«Neumatt», la série suisse qui met les pieds dans le foin
S'il est un secteur difficile à empoigner en série, c'est bien la paysannerie. Ces dernières années, les feuilletons ont plongé dans les milieux les plus branchés – et ils se sont aussi mis, enfin, aux affaires et aux milieux économiques. La terre, par contre, ça salit toujours. Ce monde-là reste coincé entre le marketing de la grande distribution qui fabrique des récits sur le terroir «bien de chez nous» et, dans la dimension audiovisuelle, les amourettes d'agriculteurs en téléréalité.
Fiction de la SRF, Neumatt a donc une carte d'avance: son originalité. Elle est montrée ces temps par la RTS sur Play RTS (et pas Play Suisse, allez comprendre), hélas uniquement en VF. La série créée par Marianne Wendt avec Petra Volpe, réalisée par Sabine Boss et Pierre Monnard, conte les dilemmes d'une famille après la mort du père. Que faire de Neumatt (le nom de la ferme)?
Se saisissant déjà d'une matière peu évidente – les râles des vaches, l'odeur du purin, la boue aux chaussures –, l'auteure principale a opté pour une conception classique. Le père avait trois enfants aux trajectoires opposées: le petit dernier, un peu simplet aux études mais paysan prometteur, la patronne de salle de gym à la déprimante sexualité, le golden boy consultant en affaires qui a la tête au New York Stock Exchange et le nez dans la poudre – et qui est gay, pour compliquer un peu la donne.

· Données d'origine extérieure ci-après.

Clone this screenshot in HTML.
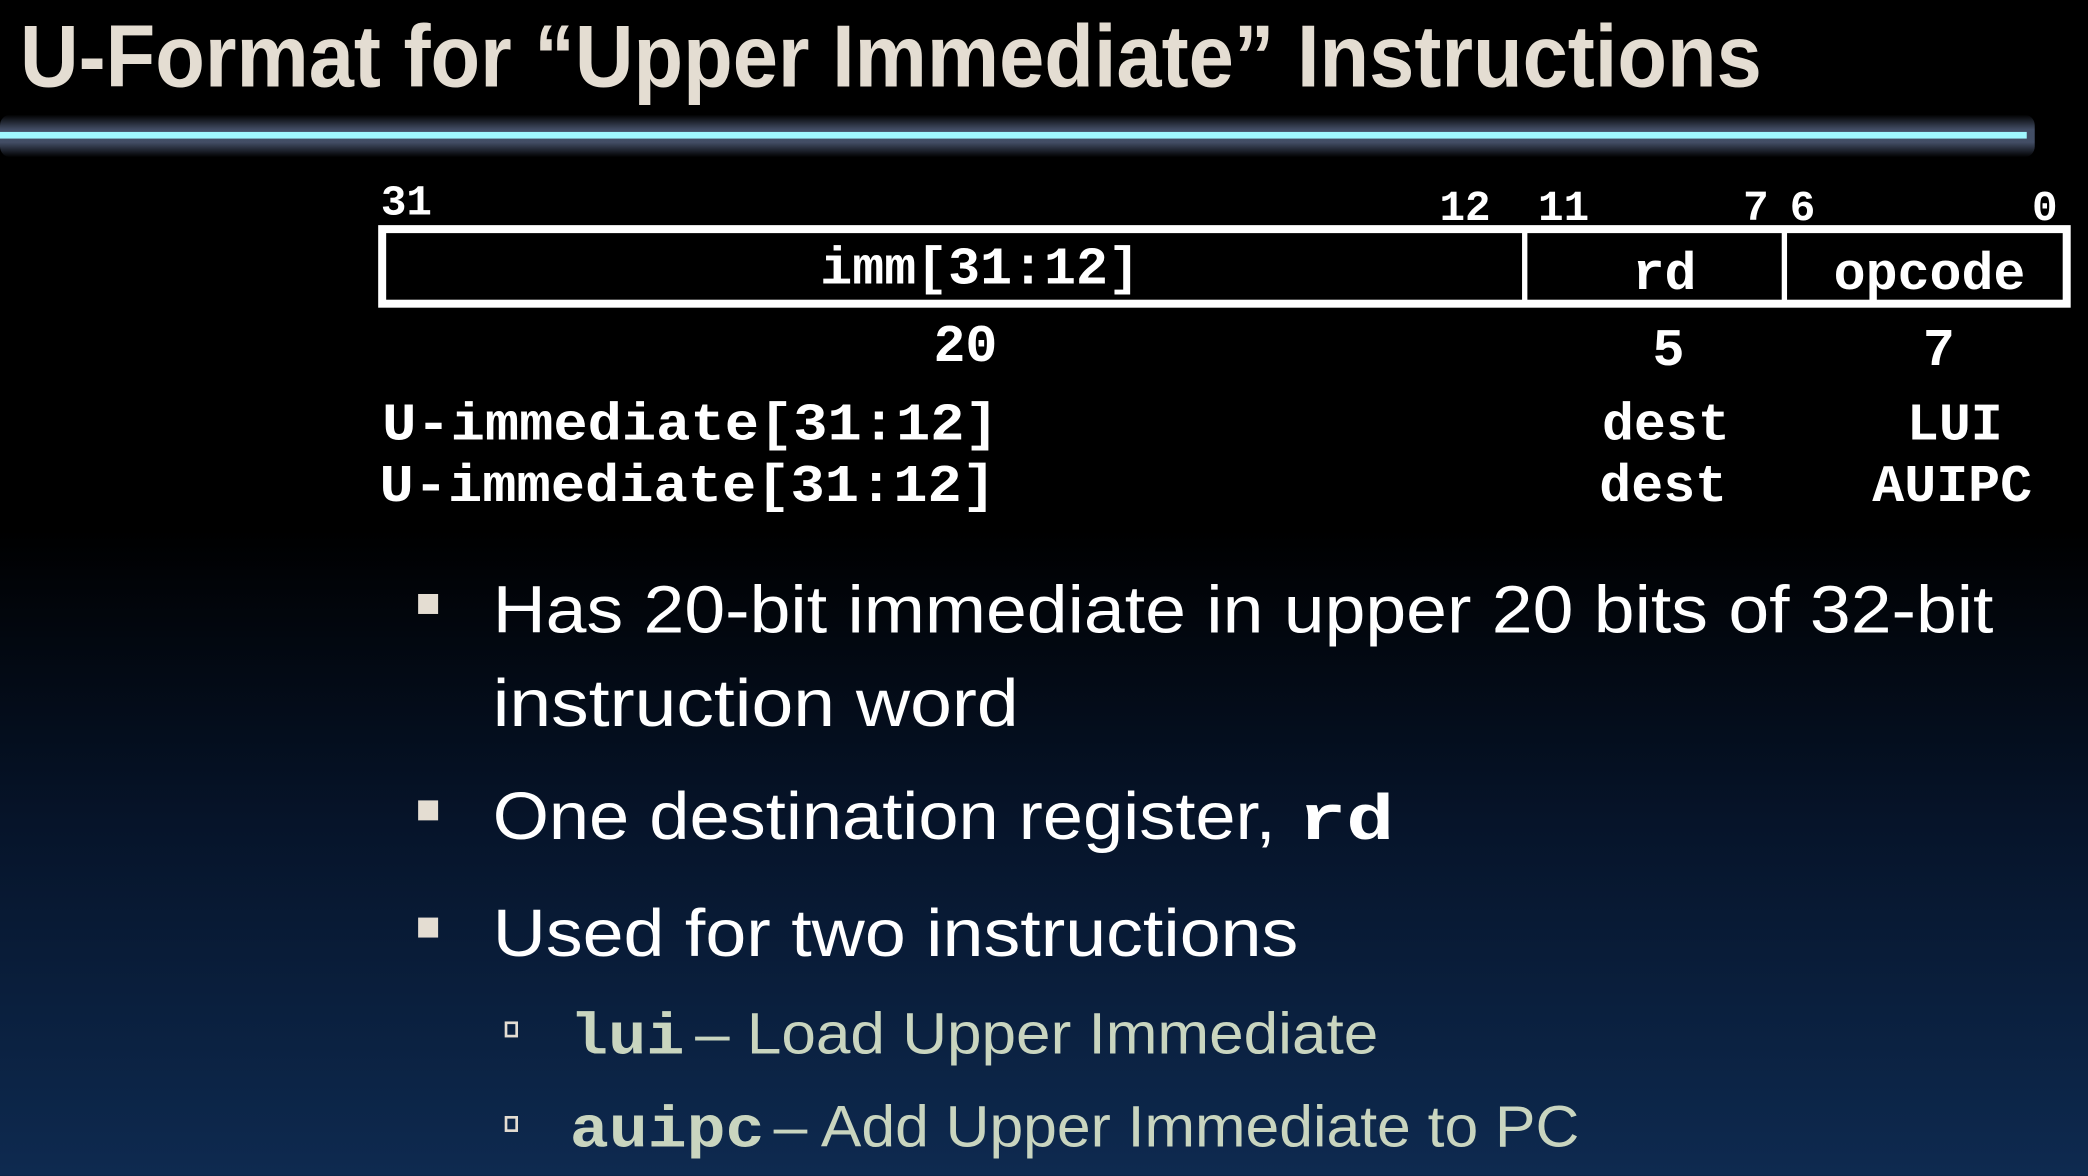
<!DOCTYPE html>
<html><head><meta charset="utf-8"><style>
html,body{margin:0;padding:0;background:#000;}
svg{display:block;}
</style></head><body>
<svg width="2088" height="1176" viewBox="0 0 1568 883" xmlns="http://www.w3.org/2000/svg">
<defs>
<linearGradient id="bg" x1="0" y1="0" x2="0" y2="1">
<stop offset="0" stop-color="#000"/>
<stop offset="0.45" stop-color="#000"/>
<stop offset="0.7" stop-color="#06142a"/>
<stop offset="1" stop-color="#0e2a50"/>
</linearGradient>
<linearGradient id="glow" x1="0" y1="0" x2="0" y2="1">
<stop offset="0" stop-color="#4a5670" stop-opacity="0"/>
<stop offset="0.35" stop-color="#4a5670" stop-opacity="0.9"/>
<stop offset="0.65" stop-color="#4a5670" stop-opacity="0.9"/>
<stop offset="1" stop-color="#4a5670" stop-opacity="0"/>
</linearGradient>
</defs>
<rect x="0" y="0" width="1568" height="883" fill="url(#bg)"/>
<rect x="0" y="86" width="1528" height="32" fill="url(#glow)" rx="8"/>
<rect x="0" y="99" width="1522" height="5" fill="#a0f8ff"/>
<text x="15" y="65" font-family="Liberation Sans, sans-serif" font-weight="bold" font-size="66" fill="#e4ddd2" textLength="1308" lengthAdjust="spacingAndGlyphs">U-Format for “Upper Immediate” Instructions</text>

<g font-family="Liberation Mono, monospace" font-weight="bold" fill="#fff">
<g font-size="32">
<text x="286" y="161">31</text>
<text x="1081" y="165">12</text>
<text x="1155" y="165">11</text>
<text x="1309" y="165">7</text>
<text x="1344" y="165">6</text>
<text x="1526" y="165">0</text>
</g>
<rect x="287" y="172" width="1265" height="56" fill="none" stroke="#fff" stroke-width="6"/>
<rect x="1143" y="172" width="4" height="56"/>
<rect x="1338" y="172" width="4" height="56"/>
<g font-size="40">
<text x="736" y="213" text-anchor="middle">imm[31:12]</text>
<text x="1250" y="217" text-anchor="middle">rd</text>
<text x="1449" y="217" text-anchor="middle">opcode</text>
<text x="725" y="271" text-anchor="middle">20</text>
<text x="1253" y="274" text-anchor="middle">5</text>
<text x="1456" y="274" text-anchor="middle">7</text>
<text x="287" y="330" textLength="463" lengthAdjust="spacingAndGlyphs">U-immediate[31:12]</text>
<text x="285" y="376" textLength="463" lengthAdjust="spacingAndGlyphs">U-immediate[31:12]</text>
<text x="1251" y="330" text-anchor="middle">dest</text>
<text x="1249" y="376" text-anchor="middle">dest</text>
<text x="1468" y="330" text-anchor="middle">LUI</text>
<text x="1466" y="376" text-anchor="middle">AUIPC</text>
</g>
</g>

<g fill="#e4ddd2">
<rect x="314" y="446" width="15" height="15"/>
<rect x="314" y="601" width="15" height="15"/>
<rect x="314" y="689" width="15" height="15"/>
</g>
<g font-family="Liberation Sans, sans-serif" font-size="50" fill="#fff">
<text x="370" y="475" textLength="1127" lengthAdjust="spacingAndGlyphs">Has 20-bit immediate in upper 20 bits of 32-bit</text>
<text x="370" y="545" textLength="395" lengthAdjust="spacingAndGlyphs">instruction word</text>
<text x="370" y="630" textLength="588" lengthAdjust="spacingAndGlyphs">One destination register,</text>
<text x="975" y="630" font-family="Liberation Mono, monospace" font-weight="bold" font-size="48" textLength="72" lengthAdjust="spacingAndGlyphs">rd</text>
<text x="370" y="718" textLength="605" lengthAdjust="spacingAndGlyphs">Used for two instructions</text>
</g>
<g fill="none" stroke="#e4ddd2" stroke-width="2">
<rect x="380" y="768" width="8" height="10"/>
<rect x="380" y="839" width="8" height="10"/>
</g>
<g font-family="Liberation Sans, sans-serif" font-size="44" fill="#c9d5bf">
<text x="428" y="791" font-family="Liberation Mono, monospace" font-weight="bold" textLength="86" lengthAdjust="spacingAndGlyphs">lui</text>
<text x="522" y="791" textLength="513" lengthAdjust="spacingAndGlyphs">– Load  Upper Immediate</text>
<text x="428" y="861" font-family="Liberation Mono, monospace" font-weight="bold" textLength="146" lengthAdjust="spacingAndGlyphs">auipc</text>
<text x="581" y="861" textLength="605" lengthAdjust="spacingAndGlyphs">– Add Upper Immediate to PC</text>
</g>
</svg>
</body></html>
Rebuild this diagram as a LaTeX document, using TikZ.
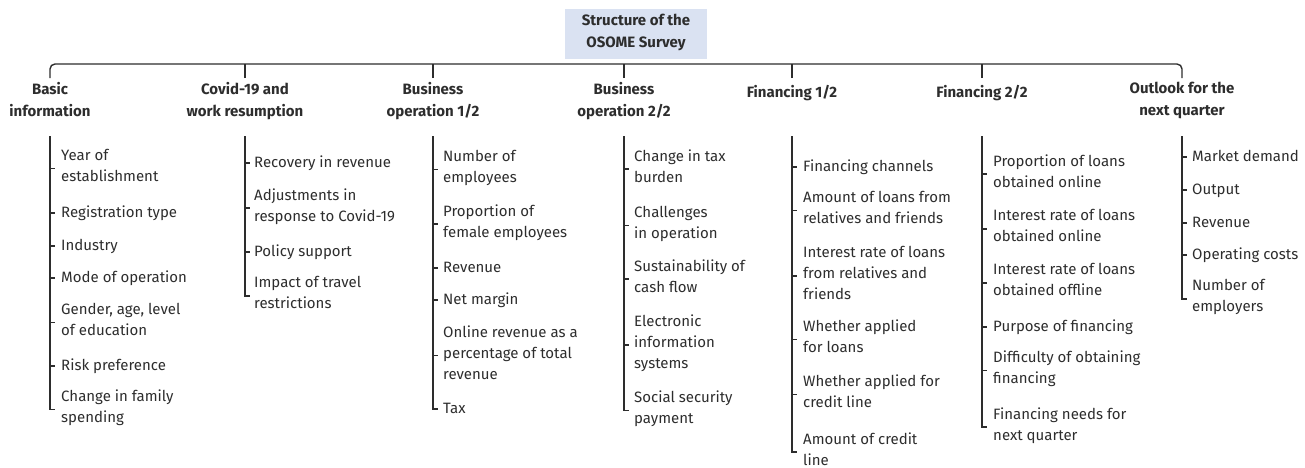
\documentclass[tikz,border=0pt]{standalone}
\usepackage{fontspec}
\setmainfont{Fira Sans}
\definecolor{ink}{RGB}{45,45,45}
\definecolor{titlefill}{RGB}{218,226,242}
\begin{document}
\begin{tikzpicture}[x=1pt,y=-1pt,
  conn/.style={draw=ink, line width=1.4pt},
  item/.style={anchor=west, align=left, inner sep=0pt, text=ink,
    font=\fontsize{15}{21}\selectfont,
    execute at begin node=\strut, execute at end node=\strut},
  cat/.style={anchor=north, align=center, inner xsep=0pt, inner ysep=4pt, text=ink,
    font=\bfseries\fontsize{15}{22}\selectfont,
    execute at begin node=\strut, execute at end node=\strut},
  titlebox/.style={fill=titlefill, text=ink, align=center, inner sep=0pt,
    minimum width=142pt, minimum height=50pt,
    font=\bfseries\fontsize{15}{22}\selectfont,
    execute at begin node=\strut, execute at end node=\strut}]
\useasboundingbox (0,0) rectangle (1305,467);

\node[titlebox] (root) at (636,34) {Structure of the\\OSOME Survey};

% categories
\node[cat] (c1) at (50,78) {Basic\\information};
\node[cat] (c2) at (245,78) {Covid-19 and\\work resumption};
\node[cat] (c3) at (433,78) {Business\\operation 1/2};
\node[cat] (c4) at (624,78) {Business\\operation 2/2};
\node[cat] (c5) at (792,78) {Financing 1/2};
\node[cat] (c6) at (982,78) {Financing 2/2};
\node[cat] (c7) at (1182,78) {Outlook for the\\next quarter};

\draw[conn, rounded corners=5pt] (c1.north) |- ([yshift=14pt]c7.north) -- (c7.north);
\foreach \c in {c2,c3,c4,c5,c6}
  \draw[conn] (\c.north) -- ([yshift=14pt]\c.north);

% spine tops
\coordinate (s1) at (50,136);
\coordinate (s2) at (245,136);
\coordinate (s3) at (433,136);
\coordinate (s4) at (624,136);
\coordinate (s5) at (792,136);
\coordinate (s6) at (982,136);
\coordinate (s7) at (1182,136);

% column 1
\node[item] (i11) at (61,168.5) {Year of\\establishment};
\node[item] (i12) at (61,213) {Registration type};
\node[item] (i13) at (61,246) {Industry};
\node[item] (i14) at (61,278) {Mode of operation};
\node[item] (i15) at (61,322.5) {Gender, age, level\\of education};
\node[item] (i16) at (61,366) {Risk preference};
\node[item] (i17) at (61,409.5) {Change in family\\spending};

% column 2
\node[item] (i21) at (254,163) {Recovery in revenue};
\node[item] (i22) at (254,208) {Adjustments in\\response to Covid-19};
\node[item] (i23) at (254,252) {Policy support};
\node[item] (i24) at (254,296) {Impact of travel\\restrictions};

% column 3
\node[item] (i31) at (443,169.5) {Number of\\employees};
\node[item] (i32) at (443,224) {Proportion of\\female employees};
\node[item] (i33) at (443,268) {Revenue};
\node[item] (i34) at (443,300) {Net margin};
\node[item] (i35) at (443,355.5) {Online revenue as a\\percentage of total\\revenue};
\node[item] (i36) at (443,409) {Tax};

% column 4
\node[item] (i41) at (634,169) {Change in tax\\burden};
\node[item] (i42) at (634,225.5) {Challenges\\in operation};
\node[item] (i43) at (634,279) {Sustainability of\\cash flow};
\node[item] (i44) at (634,345) {Electronic\\information\\systems};
\node[item] (i45) at (634,410.5) {Social security\\payment};

% column 5
\node[item] (i51) at (803,167) {Financing channels};
\node[item] (i52) at (803,210.5) {Amount of loans from\\relatives and friends};
\node[item] (i53) at (803,276) {Interest rate of loans\\from relatives and\\friends};
\node[item] (i54) at (803,339.5) {Whether applied\\for loans};
\node[item] (i55) at (803,394.5) {Whether applied for\\credit line};
\node[item] (i56) at (803,452) {Amount of credit\\line};

% column 6
\node[item] (i61) at (993,174) {Proportion of loans\\obtained online};
\node[item] (i62) at (993,229) {Interest rate of loans\\obtained online};
\node[item] (i63) at (993,283) {Interest rate of loans\\obtained offline};
\node[item] (i64) at (993,327) {Purpose of financing};
\node[item] (i65) at (993,370.5) {Difficulty of obtaining\\financing};
\node[item] (i66) at (993,427) {Financing needs for\\next quarter};

% column 7
\node[item] (i71) at (1192,157) {Market demand};
\node[item] (i72) at (1192,190) {Output};
\node[item] (i73) at (1192,223) {Revenue};
\node[item] (i74) at (1192,255) {Operating costs};
\node[item] (i75) at (1192,299) {Number of\\employers};

% spines with L ends
\draw[conn] (s1) -- (s1 |- i17.west) -- ++(5pt,0);
\draw[conn] (s2) -- (s2 |- i24.west) -- ++(5pt,0);
\draw[conn] (s3) -- (s3 |- i36.west) -- ++(5pt,0);
\draw[conn] (s4) -- (s4 |- i45.west) -- ++(5pt,0);
\draw[conn] (s5) -- (s5 |- i56.west) -- ++(5pt,0);
\draw[conn] (s6) -- (s6 |- i66.west) -- ++(5pt,0);
\draw[conn] (s7) -- (s7 |- i75.west) -- ++(5pt,0);

% ticks
\foreach \s/\list in {s1/{i11,i12,i13,i14,i15,i16},
                      s2/{i21,i22,i23},
                      s3/{i31,i32,i33,i34,i35},
                      s4/{i41,i42,i43,i44},
                      s5/{i51,i52,i53,i54,i55},
                      s6/{i61,i62,i63,i64,i65},
                      s7/{i71,i72,i73,i74}}
  \foreach \i in \list
    \draw[conn] (\s |- \i.west) -- ++(5pt,0);
\end{tikzpicture}
\end{document}
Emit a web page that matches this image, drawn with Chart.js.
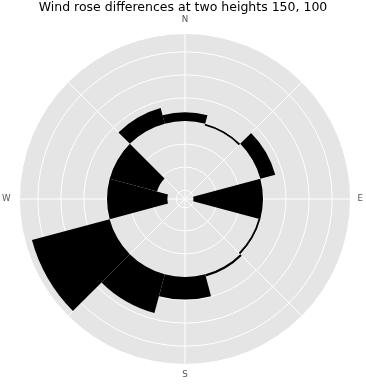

Leurs enjeux personnels émaillent le feuilleton avec, parfois, de petits tours d'horizon des protagonistes en musique, chacun dans sa situation à un moment donné, méthode formalisée naguère par les Danois. Le drame est mis en mouvement par un mensonge de l'épouse, qui nie et fait nier le suicide.
Même si elle se bâtit sur le corps du décédé, lequel n'était guère plus bavard de son vivant, Neumatt évite la voie du feuilleton obsédé par les intentions et le poids du patriarche. L'intrigue se déplace plutôt vers le choix à opérer quant à l'avenir du domaine, convoité par un genre d'Amazon pour une base logistique. L'auteure place ainsi sa fiction au coeur du propos réel, l'attitude des nouvelles générations face à ces héritages de la terre.